Sommes-nous en train d’inciter les potentiels touristes en augmentant la taxe d’aéroport de plus de 200%? Est-il possible d’imaginer l’effet de 50.000F CFA de plus sur la jeune camerounaise qui se rend à Lagos ou à Cotonou pour chercher des opportunités d’affaires?

Ceux qui mettent en place toutes ces lois n’achètent pas de leurs poches leurs billets d’avion et n’ont par conséquent aucune idée des effets induits sur d’autres secteurs. Une autre idée folle était de faire payer l’impôt foncier via la facture d’électricité du locataire! L’impôt foncier concerne le propriétaire et la facture d’électricité le locataire. Un fonctionnaire de la Présidence a dû se rendre compte de cette absurdité pour que l’exécutif en vienne à instruire le retrait de cette proposition du projet de loi de finances. Il n’est plus un secret que dans notre propre système de gouvernance, le dialogue veut dire que c’est le gouvernement qui se parle à lui-même. Nous sommes donc dans un régime de gouvernement du gouvernement, par le gouvernement, et pour le gouvernement.
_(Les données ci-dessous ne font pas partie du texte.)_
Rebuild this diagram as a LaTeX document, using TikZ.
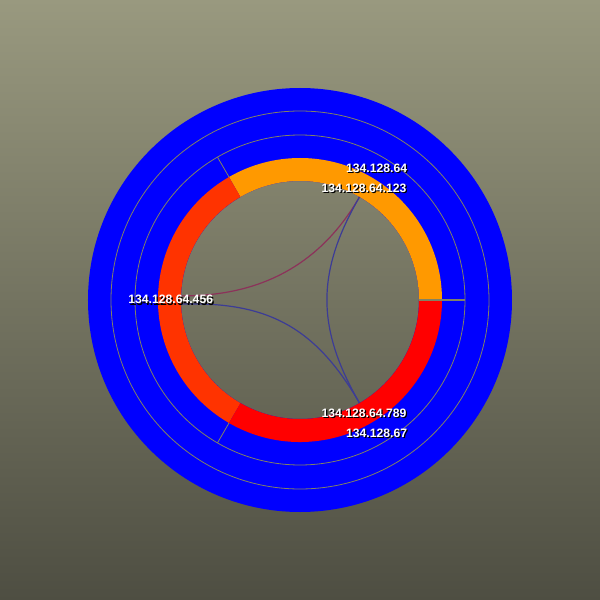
\documentclass[tikz,border=0pt]{standalone}
\usepackage{fontspec}
\setmainfont{Liberation Sans}
\usetikzlibrary{calc}
\definecolor{bgtop}{RGB}{153,153,127}
\definecolor{bgbot}{RGB}{78,78,66}
\definecolor{ringblue}{RGB}{0,0,255}
\definecolor{segorange}{RGB}{255,153,0}
\definecolor{segredor}{RGB}{255,51,0}
\definecolor{segred}{RGB}{255,0,0}
\definecolor{guide}{RGB}{130,130,100}
\definecolor{linkred}{RGB}{140,50,90}
\definecolor{linkblue}{RGB}{60,60,150}
\newcommand\shadowtxt[1]{\makebox[0pt][l]{\hspace*{1.3pt}\raisebox{-1.3pt}{\color{black}#1}}#1}
\tikzset{
  lbl/.style={font=\fontsize{12.2}{13}\selectfont\bfseries, text=white, inner sep=0pt},
  guideline/.style={draw=guide, line width=0.8pt},
  linkline/.style={line width=1.2pt},
}
\begin{document}
\begin{tikzpicture}[x=1pt,y=1pt]
\shade[top color=bgtop,bottom color=bgbot] (-300,-300) rectangle (300,300);
\useasboundingbox (-300,-300) rectangle (300,300);
% blue annulus
\fill[ringblue,even odd rule] (0,0) circle (212) (0,0) circle (119);
% guide circles
\draw[guideline] (0,0) circle (189);
\draw[guideline] (0,0) circle (165);
% inner ring segments
\fill[segorange] (0:142) arc (0:120:142) -- (120:119) arc (120:0:119) -- cycle;
\fill[segredor] (120:142) arc (120:240:142) -- (240:119) arc (240:120:119) -- cycle;
\fill[segred] (240:142) arc (240:360:142) -- (360:119) arc (360:240:119) -- cycle;
% radial separators
\draw[guideline] (120:142) -- (120:165);
\draw[guideline] (240:142) -- (240:165);
\draw[guideline, line width=1.8pt] (0:119) -- (0:165);
% link endpoints
\coordinate (O) at (0,0);
\coordinate (pA) at (60:119);
\coordinate (pB1) at (178:119);
\coordinate (pB2) at (182:119);
\coordinate (pC) at (300:119);
% links
\draw[linkline, linkred] (pA) .. controls ($(pA)!0.7!(O)$) and ($(pB1)!0.62!(O)+(0,2)$) .. (pB1);
\draw[linkline, linkblue] (pA) .. controls ($(pA)!0.73!(O)$) and ($(pC)!0.73!(O)$) .. (pC);
\draw[linkline, linkblue] (pB2) .. controls ($(pB2)!0.73!(O)$) and ($(pC)!0.73!(O)$) .. (pC);
% labels
\node[lbl] (l1) at (76.6,131.2) {\shadowtxt{134.128.64}};
\node[lbl] (l2) at (64,111.3) {\shadowtxt{134.128.64.123}};
\node[lbl] (l3) at (-129.3,-0.4) {\shadowtxt{134.128.64.456}};
\node[lbl] (l4) at (64,-113.7) {\shadowtxt{134.128.64.789}};
\node[lbl] (l5) at (76.6,-133.6) {\shadowtxt{134.128.67}};
\end{tikzpicture}
\end{document}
Alors, de qui se moque-t-on, quand d’aucuns claironnent une volonté de dialoguer dans un système qui n’envisage pas de véritable consultation ou dialogue? Au moment où toute la communauté internationale nous invite à user de la force du dialogue en session parlementaire, nous avons plutôt opté pour la farce. J’espère que le président Macron a été entendu, lorsqu’il a dit que ceux qui veulent préserver leur statut et les partisans du déni «n’ont rien compris »!